September 19th, 2008 at 10:50 am
Not too sure what the difference is. Apart from yours not showing ‘%’ in the left axis and therefore having less information. Are you really saying that removing some boxes is a reason to change your office suite?
September 19th, 2008 at 11:35 am
I hadn’t noticed the boxes were gone until MJ pointed it out! Truly those Excel 2003 graphs are primitive
September 19th, 2008 at 12:22 pm
Didn’t you know? Less is more!
With the attention span of the average hack these days, the extra % signs and boxes mean that they have lost interest before they have got to the actual data
September 19th, 2008 at 1:37 pm
All I see is, Excel2007 graphs would be better readable when faxed.
September 19th, 2008 at 3:05 pm
Personally I have uninstalled Excel 2007 and and gone back to 2003 because of the terrible graphs in 2007. I use graphs for scientific purposes, not presentations, and its far far harder to many things I want (eg customise them to multiple data sets) in 2007. MS has gone down the road of making it easier for a casual user to make something and harder for a real user to make what he needs.
September 19th, 2008 at 7:04 pm
So what, the graphs aren’t pretty? That’s hardly a basis to say that excel 2007 graphs are any better. What about using flash or countless other great presentation tools? I suppose pcpro will be singing the praises of powerpoint 2007.
Pull your finger out pcpro and get back to writing decent articles
September 22nd, 2008 at 10:44 am
@josh Matt Sparkes has written about alternative tools in his post, which you’ll find just above this one. “…get back to writing decent articles.” As I said right at the end, this was only a quick point, and I was reacting to it (quickly) during a presentation. This is the PC Pro blog, not the PC Pro In Depth section..
September 22nd, 2008 at 11:59 am
I’m not happy with any of the common chart tools on Windows. You should not be able to look at an Excel chart and say “Yes, that’s an Excel chart”, but you can.

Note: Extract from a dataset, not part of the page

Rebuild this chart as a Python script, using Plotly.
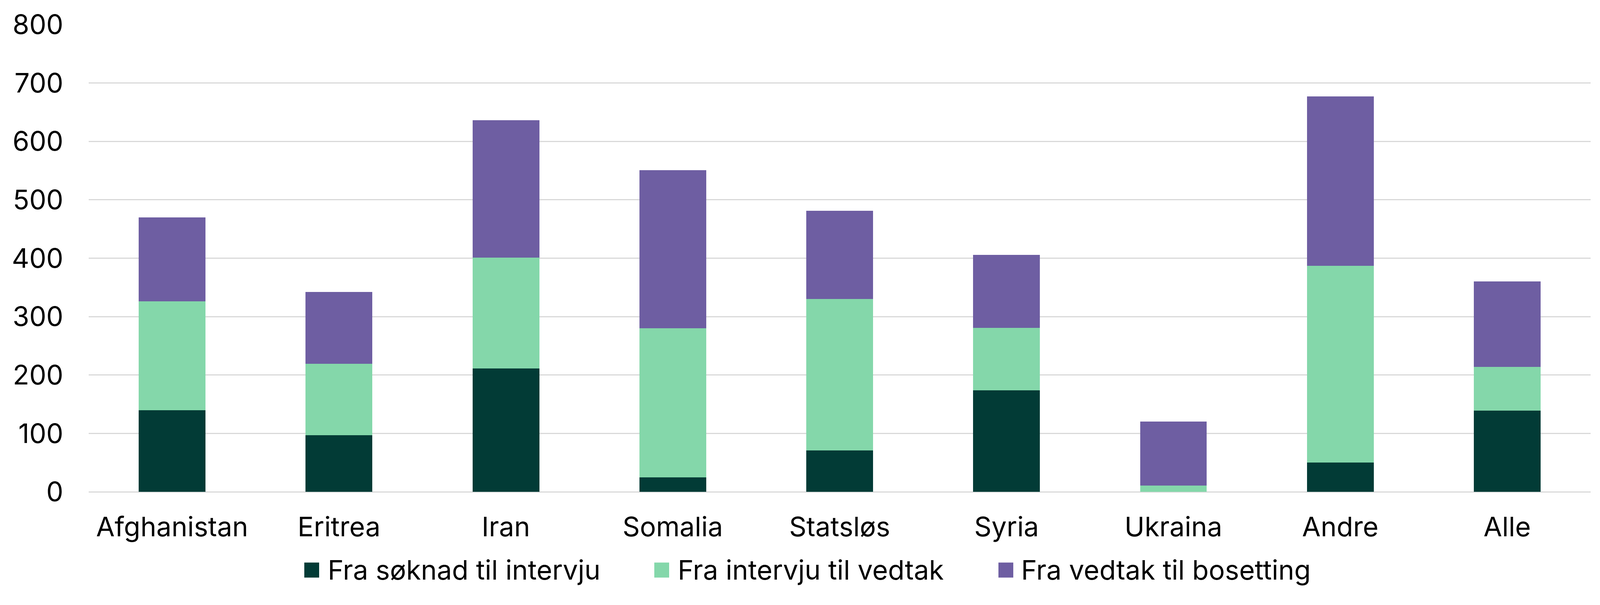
import plotly.graph_objects as go

categories = ["Afghanistan", "Eritrea", "Iran", "Somalia", "Statsløs", "Syria", "Ukraina", "Andre", "Alle"]
series_names = ["Fra søknad til intervju", "Fra intervju til vedtak", "Fra vedtak til bosetting"]
soknad_intervju = [140, 97, 211, 25, 71, 174, 0, 50, 139]
intervju_vedtak = [186, 122, 190, 255, 259, 107, 11, 337, 75]
vedtak_bosetting = [144, 123, 235, 271, 151, 125, 109, 290, 146]
colors = ["#023b36", "#84d7aa", "#6e5ea2"]
y_ticks = [0, 100, 200, 300, 400, 500, 600, 700, 800]

# The browser viewport is 4096 px wide (with an 8 px body margin), so the
# figure is sized to fit inside it.
W, H = 4080, 1534
L, R, T, B = 219, 16, 46, 282
FONT = "Inter"
FS = 69

fig = go.Figure()
for name, vals, col in zip(series_names, [soknad_intervju, intervju_vedtak, vedtak_bosetting], colors):
    fig.add_trace(go.Bar(x=categories, y=vals, name=name, marker=dict(color=col, line=dict(width=0))))

# manual legend with large square symbols (as in the reference)
pw, ph = W - L - R, H - T - B
def px_x(px):
    return (px - L) / pw
def px_y(py):
    return (H - B - py) / ph

sq_x = [771, 1667, 2548]
txt_x = [829, 1725, 2604]
cy, sw, sh = 1454, 38, 39
shapes = []
annotations = []
for i, name in enumerate(series_names):
    shapes.append(dict(type="rect", xref="paper", yref="paper",
                       x0=px_x(sq_x[i]), x1=px_x(sq_x[i] + sw),
                       y0=px_y(cy + sh / 2), y1=px_y(cy - sh / 2),
                       fillcolor=colors[i], line=dict(width=0)))
    annotations.append(dict(xref="paper", yref="paper", x=px_x(txt_x[i]), y=px_y(cy),
                            xanchor="left", yanchor="middle", showarrow=False,
                            text=name, font=dict(family=FONT, size=FS, color="#000000")))

fig.update_layout(
    width=W, height=H,
    barmode="stack", bargap=0.6,
    plot_bgcolor="white", paper_bgcolor="white",
    margin=dict(l=L, r=R, t=T, b=B),
    showlegend=False,
    font=dict(family=FONT, size=FS, color="#000000"),
    shapes=shapes, annotations=annotations,
    xaxis=dict(range=[-0.5, 8.5], showgrid=False, showline=False, ticks="", ticklabelstandoff=44,
               tickfont=dict(family=FONT, size=FS, color="#000000")),
    yaxis=dict(range=[0, 800], tickvals=y_ticks, showgrid=True, gridcolor="#d9d9d9", gridwidth=2.5,
               zeroline=True, zerolinecolor="#d9d9d9", zerolinewidth=2.5, showline=False, ticks="",
               ticklabelstandoff=64, tickfont=dict(family=FONT, size=FS, color="#000000")),
)

fig.write_html("out.html")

I asked around and the decent output you see in magazines like the Economist seem to have been created with a QuarkXPress plugin, and it costs $$$$. Of course on a Mac you have Numbers, but this is an unsolved problem from my point of view: presentation quality charts that don’t cost an arm and a leg.
btw the guy above who said he didn’t like Excel. This may be because he wanted to draw graphs. Charts are for presentation only, graphs are best done with a scientific tool like Matlab etc.
September 23rd, 2008 at 9:27 am
Umm, I’m sure with a tiny bit of effort, you could make the Excel 2003 chart look just like the Excel 2007 chart. Just need to right-click and change the colour, scale and shapes etc. Less than 20secs – Looks more like they didn’t think making it look pretty was that important!!
September 25th, 2008 at 5:52 pm
The only difference is washed out colours and transparent box borders in the 2007 example.
These can all be set either manually or in code in 2003.
I always follow the maxim I learnt years ago that a chart or graph (whatever you want to call it), isn’t complete until the axes are clearly labelled and scaled. Otherwise, it’s rubbish and just shows lines wiggling about, that is, it’s seeking to deceive.
Also, I only use the wizard as a start. If Tim Danton is so time-pressed he should get a clerk to do it for him. So like Josh; PCPro, write some decent articles.
September 26th, 2008 at 7:51 am
An Excel Chart is as good as its creator’s imagination and adherence to good practise. Sad of Acer not to demonstrate this.
You can adjust an Excel graph ad infinitum to show a picture that truly represents an understandable trend in a pattern of numbers. 2007 has the advantage of its 3D graphics – BUT at the expense of speed.
In Excel 2003 I could programme in VBA x =x+1 (or similar) and loop it to produce a graph ‘firing’ ‘bullets’ or ‘missiles’ and the graph would refresh as fast as the on-board processor allows – fast. In running in 2007, on the same graph, the moving point crawls across the graph ruining one of my best exercises.
September 26th, 2008 at 8:51 am
@Lindsay Thanks for that point. I wish you’d been the one who created all the Excel 2003 graphs I’ve seen over the years!